Light emitting diodes (LEDs) have many advantages over incandescent, arc lamp and fluorescent light sources. Typically light emitting diodes produce less heat and in many applications can be more efficient than other types of light sources.
However, light emitting diodes have historically only been useful in low level lighting applications, e.g. indicator lamps, displays, and indoor signage.
The advent, however, of higher brightness LEDs have ushered in new applications where LEDs have been used in flashlights, traffic signal lights, outdoor signage, automobile headlights, and backlighting for flat panel displays. However, even with these higher brightness LED sources the luminance or brightness of the LEDs (lumens/unit area/unit solid angle) has not been sufficient to enable application of LEDs for high brightness sources used in projection displays and collimated light sources.

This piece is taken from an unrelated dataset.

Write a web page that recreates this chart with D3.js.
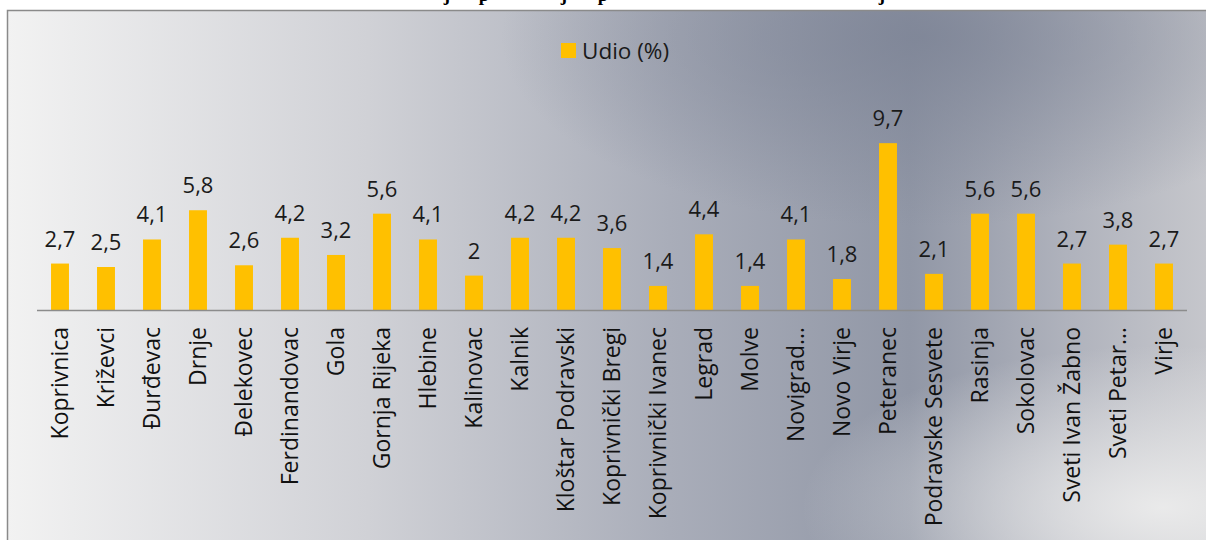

Current projection displays utilize high pressure arc lamp sources, which pose a safety hazard and also are short lived (500 to 5,000 hours). In contrast, LED light sources operate at low voltage, low pressure and are extremely long lived (up to 50,000 hours).
However, one problem with high brightness LEDs is dissipation of heat. Incandescent and arc lamp light sources dissipate most of their heat through infrared radiation. LEDs must dissipate their heat through thermal conduction. Therefore conventional LED light sources have utilized mounting configurations wherein adjacent LEDs cannot be too closely spaced in order to spread the heat dissipation over a larger area of the heat sink.
In fact, one of the primary limitations of creating even higher brightness LED light sources is the difficulty in dissipating the heat from the small area LED. LED brightness is directly related to the forward current through the light emitting PN junction. Higher currents produce higher lumen output and therefore higher brightness. However, higher current levels produce higher thermal loads and raise the temperature of the PN junction. Lumen output (brightness) is inversely proportional to the junction temperature.
Therefore, the present limit to driving an LED is determined by the ability to dissipate the heat generated by the LED. Therefore, a need exists to dissipate heat out of LEDs at higher rates than currently available. If a means of higher heat dissipation allows closer packing of the LEDs while driving them at higher current levels, a light source may be constructed that meets the brightness level requirements of projection displays, collimated light sources, and other applications currently being filled by high pressure arc lamp sources.
In a co-pending patent application, U.S. patent application Ser. No. 10/445,136, commonly assigned as the present application and herein incorporated by reference, a method is shown to achieve a high intensity light source by using LEDs in a light recycling cavity to achieve higher output luminance or radiance than could be achieved by a single LED. As described in U.S. patent application Ser. No. 10/445,136, the interior of the light recycling cavity is kept small such that the input light sources comprise a high percentage of the interior of the light recycling cavity. In practice, this requires a high packing density of LEDs. This, therefore, requires a means of dissipating the heat from these recycling light cavities.
Accordingly, it is the object of this invention to provide a means of dissipating heat from LEDs and configuring them in a highly dense packed array such as to provide a very high brightness light source that will rival that of high pressure arc lamps.
It is another objective of this invention that the LEDs are arranged in a configuration such that the output luminance of the light source is higher than the output luminance of any one of the LEDs making up the light source
It is another objective of this invention to create an LED based light source, which is a drop-in replacement for high pressure light sources used in projection displays. Example displays include digital-light-processor (DLP) displays, liquid-crystal displays (LCDs) and liquid-crystal-on-silicon (LCOS) displays.